Data mesh is ideal for large organizations with complex data requirements. It promotes agility and faster data delivery by allowing domain teams to own and control their data, enabling quick adaptation to new requirements. Data democratization also enables more groups and individuals to access and use data according to their needs.
Data mesh implementations often use cloud-native tech, microservices, data lakes, and warehouses. This tech is perfect for complex organizations with diverse data needs, as it democratizes data access for more teams, boosts agility, and improves data quality and governance.
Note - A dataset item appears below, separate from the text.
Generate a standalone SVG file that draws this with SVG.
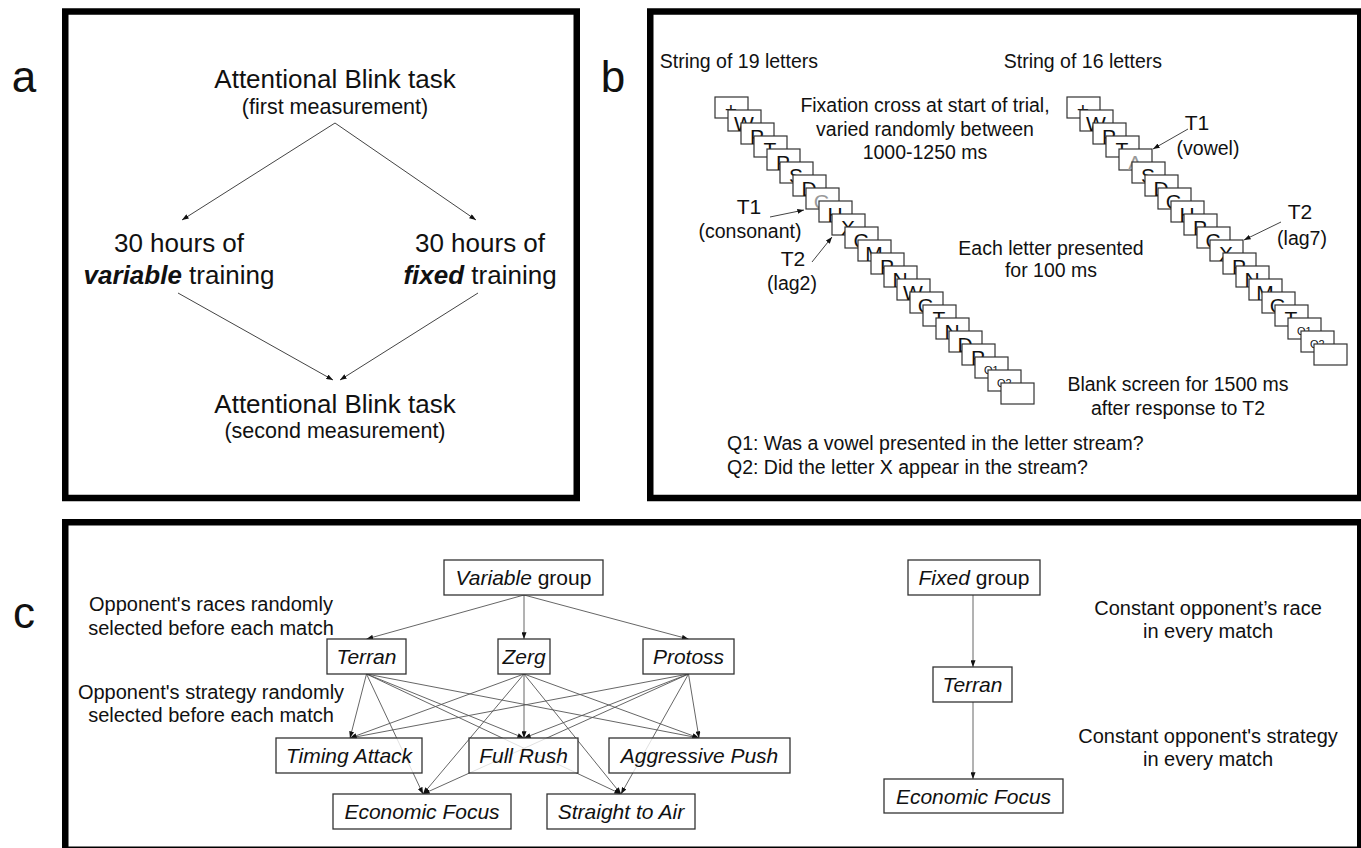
<svg xmlns="http://www.w3.org/2000/svg" width="1361" height="848" viewBox="0 0 1361 848">
<defs>
<marker id="ah" viewBox="0 0 8 6" refX="8" refY="3" markerWidth="7" markerHeight="5" markerUnits="userSpaceOnUse" orient="auto"><path d="M0,0 L8,3 L0,6 z" fill="#111"/></marker>
<style>
text{font-family:"Liberation Sans",Arial,sans-serif;fill:#111}
.frame{fill:none;stroke:#000;stroke-width:6.5}
.lab{font-size:44px;text-anchor:middle}
.t26{font-size:26px;text-anchor:middle}
.t21{font-size:21.5px;text-anchor:middle}
.pb{font-size:19.5px}
.mid{text-anchor:middle}
.tt{font-size:21px;text-anchor:middle}
.ln{stroke:#444;stroke-width:1;fill:none;marker-end:url(#ah)}
.lc{stroke:#555;stroke-width:0.9;fill:none;marker-end:url(#ah)}
.bx{fill:#fff;stroke:#333;stroke-width:1.2}
.lt{font-size:21px;text-anchor:middle}
.gr{fill:#999}
.q{font-size:11px}
.nd{fill:#fff;fill-opacity:0.8;stroke:#333;stroke-width:1.3}
.nt{font-size:21px;text-anchor:middle}
.it{font-style:italic}
.an{font-size:20px;text-anchor:middle}
</style>
</defs>
<rect width="1361" height="848" fill="#fff"/>

<!-- frames -->
<rect class="frame" x="65.25" y="11.5" width="511.5" height="486.5"/>
<rect class="frame" x="650.25" y="11.5" width="710" height="486.5"/>
<rect class="frame" x="65.25" y="522.25" width="1295" height="327.5"/>
<text class="lab" x="24" y="92">a</text>
<text class="lab" x="613" y="92">b</text>
<text class="lab" x="24" y="628">c</text>

<!-- panel a -->
<g id="a-top"><text class="t26" x="335" y="88">Attentional Blink task</text><text class="t21" x="335" y="114">(first measurement)</text></g>
<g id="a-var"><text class="t26" x="179" y="252">30 hours of</text><text class="t26" x="179" y="284"><tspan font-weight="bold" font-style="italic">variable</tspan> training</text></g>
<g id="a-fix"><text class="t26" x="480" y="252">30 hours of</text><text class="t26" x="480" y="284"><tspan font-weight="bold" font-style="italic">fixed</tspan> training</text></g>
<g id="a-bot"><text class="t26" x="335" y="413">Attentional Blink task</text><text class="t21" x="335" y="438">(second measurement)</text></g>
<g id="a-conn">
<line class="ln" x1="335" y1="123" x2="182" y2="220"/>
<line class="ln" x1="335" y1="123" x2="476" y2="220"/>
<line class="ln" x1="178" y1="293" x2="333" y2="380"/>
<line class="ln" x1="478" y1="293" x2="340" y2="380"/>
</g>

<!-- panel b texts -->
<g id="b-texts" class="pb">
<text x="818" y="68" text-anchor="end">String of 19 letters</text>
<text x="1162" y="68" text-anchor="end">String of 16 letters</text>
<text class="mid" x="925" y="112">Fixation cross at start of trial,</text>
<text class="mid" x="925" y="136">varied randomly between</text>
<text class="mid" x="925" y="159">1000-1250 ms</text>
<text class="mid" x="1051" y="255">Each letter presented</text>
<text class="mid" x="1051" y="277">for 100 ms</text>
<text class="mid" x="1178" y="391">Blank screen for 1500 ms</text>
<text class="mid" x="1178" y="415">after response to T2</text>
<text x="727" y="450">Q1: Was a vowel presented in the letter stream?</text>
<text x="727" y="474">Q2: Did the letter X appear in the stream?</text>
</g>
<g id="b-left-stack">
<g transform="translate(715,97)"><rect class="bx" width="33" height="21"/><text class="lt" x="16" y="20">+</text></g>
<g transform="translate(728,110)"><rect class="bx" width="33" height="21"/><text class="lt" x="16" y="21">W</text></g>
<g transform="translate(741,123)"><rect class="bx" width="33" height="21"/><text class="lt" x="16" y="21">P</text></g>
<g transform="translate(754,136)"><rect class="bx" width="33" height="21"/><text class="lt" x="16" y="21">T</text></g>
<g transform="translate(767,149)"><rect class="bx" width="33" height="21"/><text class="lt" x="16" y="21">P</text></g>
<g transform="translate(780,162)"><rect class="bx" width="33" height="21"/><text class="lt" x="16" y="21">S</text></g>
<g transform="translate(793,175)"><rect class="bx" width="33" height="21"/><text class="lt" x="16" y="21">D</text></g>
<g transform="translate(806,188)"><rect class="bx" width="33" height="21"/><text class="lt gr" x="16" y="21">G</text></g>
<g transform="translate(819,201)"><rect class="bx" width="33" height="21"/><text class="lt" x="16" y="21">H</text></g>
<g transform="translate(832,214)"><rect class="bx" width="33" height="21"/><text class="lt" x="16" y="21">X</text></g>
<g transform="translate(845,227)"><rect class="bx" width="33" height="21"/><text class="lt" x="16" y="21">C</text></g>
<g transform="translate(858,240)"><rect class="bx" width="33" height="21"/><text class="lt" x="16" y="21">M</text></g>
<g transform="translate(871,253)"><rect class="bx" width="33" height="21"/><text class="lt" x="16" y="21">P</text></g>
<g transform="translate(884,266)"><rect class="bx" width="33" height="21"/><text class="lt" x="16" y="21">N</text></g>
<g transform="translate(897,279)"><rect class="bx" width="33" height="21"/><text class="lt" x="16" y="21">W</text></g>
<g transform="translate(910,292)"><rect class="bx" width="33" height="21"/><text class="lt" x="16" y="21">G</text></g>
<g transform="translate(923,305)"><rect class="bx" width="33" height="21"/><text class="lt" x="16" y="21">T</text></g>
<g transform="translate(936,318)"><rect class="bx" width="33" height="21"/><text class="lt" x="16" y="21">N</text></g>
<g transform="translate(949,331)"><rect class="bx" width="33" height="21"/><text class="lt" x="16" y="21">D</text></g>
<g transform="translate(962,344)"><rect class="bx" width="33" height="21"/><text class="lt" x="16" y="21">P</text></g>
<g transform="translate(975,357)"><rect class="bx" width="33" height="21"/><text class="q" x="9" y="17">Q1</text></g>
<g transform="translate(988,370)"><rect class="bx" width="33" height="21"/><text class="q" x="9" y="17">Q2</text></g>
<g transform="translate(1001,383)"><rect class="bx" width="33" height="21"/></g>
</g>
<g id="b-right-stack">
<g transform="translate(1067,97)"><rect class="bx" width="33" height="21"/><text class="lt" x="16" y="20">+</text></g>
<g transform="translate(1080,110)"><rect class="bx" width="33" height="21"/><text class="lt" x="16" y="21">W</text></g>
<g transform="translate(1093,123)"><rect class="bx" width="33" height="21"/><text class="lt" x="16" y="21">P</text></g>
<g transform="translate(1106,136)"><rect class="bx" width="33" height="21"/><text class="lt" x="16" y="21">T</text></g>
<g transform="translate(1119,149)"><rect class="bx" width="33" height="21"/><text class="lt gr" x="16" y="21">A</text></g>
<g transform="translate(1132,162)"><rect class="bx" width="33" height="21"/><text class="lt" x="16" y="21">S</text></g>
<g transform="translate(1145,175)"><rect class="bx" width="33" height="21"/><text class="lt" x="16" y="21">D</text></g>
<g transform="translate(1158,188)"><rect class="bx" width="33" height="21"/><text class="lt" x="16" y="21">G</text></g>
<g transform="translate(1171,201)"><rect class="bx" width="33" height="21"/><text class="lt" x="16" y="21">H</text></g>
<g transform="translate(1184,214)"><rect class="bx" width="33" height="21"/><text class="lt" x="16" y="21">P</text></g>
<g transform="translate(1197,227)"><rect class="bx" width="33" height="21"/><text class="lt" x="16" y="21">C</text></g>
<g transform="translate(1210,240)"><rect class="bx" width="33" height="21"/><text class="lt" x="16" y="21">X</text></g>
<g transform="translate(1223,253)"><rect class="bx" width="33" height="21"/><text class="lt" x="16" y="21">P</text></g>
<g transform="translate(1236,266)"><rect class="bx" width="33" height="21"/><text class="lt" x="16" y="21">N</text></g>
<g transform="translate(1249,279)"><rect class="bx" width="33" height="21"/><text class="lt" x="16" y="21">M</text></g>
<g transform="translate(1262,292)"><rect class="bx" width="33" height="21"/><text class="lt" x="16" y="21">G</text></g>
<g transform="translate(1275,305)"><rect class="bx" width="33" height="21"/><text class="lt" x="16" y="21">T</text></g>
<g transform="translate(1288,318)"><rect class="bx" width="33" height="21"/><text class="q" x="9" y="17">Q1</text></g>
<g transform="translate(1301,331)"><rect class="bx" width="33" height="21"/><text class="q" x="9" y="17">Q2</text></g>
<g transform="translate(1314,344)"><rect class="bx" width="33" height="21"/></g>
</g>
<g id="b-targets">
<text class="tt" x="749" y="214">T1</text><text class="pb mid" x="750" y="238">(consonant)</text>
<text class="tt" x="793" y="266">T2</text><text class="pb mid" x="792" y="290">(lag2)</text>
<text class="tt" x="1197" y="130">T1</text><text class="pb mid" x="1208" y="155">(vowel)</text>
<text class="tt" x="1300" y="219">T2</text><text class="pb mid" x="1302" y="245">(lag7)</text>
</g>
<g id="b-conn">
<line class="ln" x1="770" y1="217" x2="804" y2="210"/>
<line class="ln" x1="812" y1="262" x2="832" y2="237"/>
<line class="ln" x1="1188" y1="129" x2="1153" y2="149"/>
<line class="ln" x1="1281" y1="222" x2="1244" y2="240"/>
</g>

<!-- panel c -->
<g id="c-notes">
<text class="an" x="211" y="611">Opponent's races randomly</text>
<text class="an" x="211" y="635">selected before each match</text>
<text class="an" x="211" y="699">Opponent's strategy randomly</text>
<text class="an" x="211" y="722">selected before each match</text>
<text class="an" x="1208" y="615">Constant opponent’s race</text>
<text class="an" x="1208" y="638">in every match</text>
<text class="an" x="1208" y="743">Constant opponent's strategy</text>
<text class="an" x="1208" y="766">in every match</text>
</g>
<g id="c-conn">
<line class="lc" x1="524" y1="595" x2="366.5" y2="639"/>
<line class="lc" x1="524" y1="595" x2="524" y2="639"/>
<line class="lc" x1="524" y1="595" x2="688.5" y2="639"/>
<line class="lc" x1="366.5" y1="674" x2="350" y2="738"/>
<line class="lc" x1="366.5" y1="674" x2="524" y2="738"/>
<line class="lc" x1="366.5" y1="674" x2="699" y2="738"/>
<line class="lc" x1="366.5" y1="674" x2="423" y2="794"/>
<line class="lc" x1="366.5" y1="674" x2="621" y2="794"/>
<line class="lc" x1="524" y1="674" x2="350" y2="738"/>
<line class="lc" x1="524" y1="674" x2="524" y2="738"/>
<line class="lc" x1="524" y1="674" x2="699" y2="738"/>
<line class="lc" x1="524" y1="674" x2="423" y2="794"/>
<line class="lc" x1="524" y1="674" x2="621" y2="794"/>
<line class="lc" x1="688.5" y1="674" x2="350" y2="738"/>
<line class="lc" x1="688.5" y1="674" x2="524" y2="738"/>
<line class="lc" x1="688.5" y1="674" x2="699" y2="738"/>
<line class="lc" x1="688.5" y1="674" x2="423" y2="794"/>
<line class="lc" x1="688.5" y1="674" x2="621" y2="794"/>
<line class="lc" x1="973" y1="595" x2="973" y2="667"/>
<line class="lc" x1="973" y1="702" x2="973" y2="779"/>
</g>
<g id="n-variable"><rect class="nd" x="444" y="560" width="159" height="35"/><text class="nt" x="523.5" y="585"><tspan class="it">Variable</tspan> group</text></g>
<g id="n-terran"><rect class="nd" x="327" y="639" width="79" height="35"/><text class="nt it" x="366.5" y="664">Terran</text></g>
<g id="n-zerg"><rect class="nd" x="498" y="639" width="52" height="35"/><text class="nt it" x="524" y="664">Zerg</text></g>
<g id="n-protoss"><rect class="nd" x="643" y="639" width="91" height="35"/><text class="nt it" x="688.5" y="664">Protoss</text></g>
<g id="n-timing"><rect class="nd" x="276" y="738" width="146" height="35"/><text class="nt it" x="349" y="763">Timing Attack</text></g>
<g id="n-fullrush"><rect class="nd" x="469" y="738" width="109" height="35"/><text class="nt it" x="523.5" y="763">Full Rush</text></g>
<g id="n-aggr"><rect class="nd" x="609" y="738" width="181" height="35"/><text class="nt it" x="699.5" y="763">Aggressive Push</text></g>
<g id="n-econ"><rect class="nd" x="333" y="794" width="178" height="35"/><text class="nt it" x="422" y="819">Economic Focus</text></g>
<g id="n-air"><rect class="nd" x="547" y="794" width="148" height="35"/><text class="nt it" x="621" y="819">Straight to Air</text></g>
<g id="n-fixed"><rect class="nd" x="908" y="560" width="132" height="35"/><text class="nt" x="974" y="585"><tspan class="it">Fixed</tspan> group</text></g>
<g id="n-fterran"><rect class="nd" x="933" y="667" width="79" height="35"/><text class="nt it" x="972.5" y="692">Terran</text></g>
<g id="n-fecon"><rect class="nd" x="884" y="779" width="179" height="34"/><text class="nt it" x="973.5" y="804">Economic Focus</text></g>
</svg>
However, implementing a data mesh requires organizational changes like new team structures. A clear strategy and governance framework are also crucial to managing this architecture. Plus, keeping the data catalog up-to-date can be challenging in rapidly evolving organizations.
Figure 4: Data mesh
Choosing the right data architecture for your business
When it comes to deciding which data storage architecture is right for you, there are many factors to consider. Each architecture type can be especially useful in specific scenarios, so understanding what those are can help make that decision for you.
For example, if your data is primarily structured and you need a reliable source for reporting and BI, opt for a data warehouse. However, if you have diverse, raw, and unstructured data that requires flexibility for exploration and analysis, you may want to choose a data lake.
If you need to combine structured and raw data in a way that allows for both analytics and data science, consider a data lakehouse. And finally, if you need to address complex, decentralized data needs in a large organization that promotes agility and domain-centric ownership, a data mesh may be the architecture for you.
While this can be helpful to know, in reality, lots of organizations use a combination of different data processing and analytics architectures to suit their specific requirements. Which approach you choose will depend on your organization’s data types, intended uses, and goals. Sometimes, a mix of these architectures can offer the most complete solution for your data needs.